My Country is performed at almost each Prague Spring festival, but each year by a different conductor. The festival ends on June 3.

Like Smetana’s opera Libuse, My Country is reserved for special occasions.

It is a cycle of six symphonic poems inspired by the history, legends and landscape of Bohemia. Smetana composed it between 1874 and 1879 and it was premiered on November 5, 1882 in Prague.

The opening concert is watched not only in the Obecni dum hall, but also in the Kampa park several pictures.

In the morning, a traditional commemorative ceremony was held to pay respect to Smetana.

This year’s international competition of young players, which annually precedes the festival, involves 118 players from 27 countries, who compete in the French horn and violoncello categories.

The Prague Spring will focus on the 100th anniversary of the establishment of Czechoslovakia.

The festival will offer 50 concerts, with violinist Julian Rachlin as the residential artist.

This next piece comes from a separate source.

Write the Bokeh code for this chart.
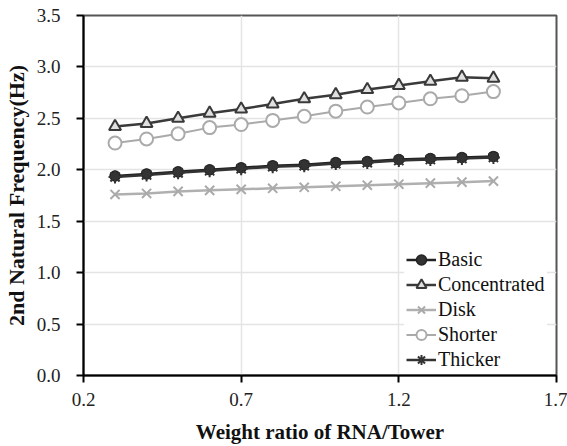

At the closing concert on June 3, the Slovak Philharmonic Orchestra, with its new chief conductor James Judd, will play compositions by Czech authors Zdenek Fibich and Leos Janacek, and Slovak Eugen Suchon.

Apart from the Slovak Philharmonic, the festival will welcome several renowned foreign orchestras including the Royal Concertgebouw Orchestra Amsterdam with its chief conductor Daniel Gatti and the Budapest festival orchestra. Both will perform Gustav Mahler’s symphonies.

Viewers have also shown strong interest in a concert marking the 100th anniversary of Leonard Bernstein’s birth. It was the Prague Spring festival where Bernstein, a U.S. composer and conductor, had the first and the last performance in his life.

The concert in his honour will be played by the Czech Philharmonic Orchestra led by U.S. conductor Keith Lockhart.

Conductor John Eliot Gardiner will perform early music with his Monteverdi Choir and English Baroque Soloists ensembles.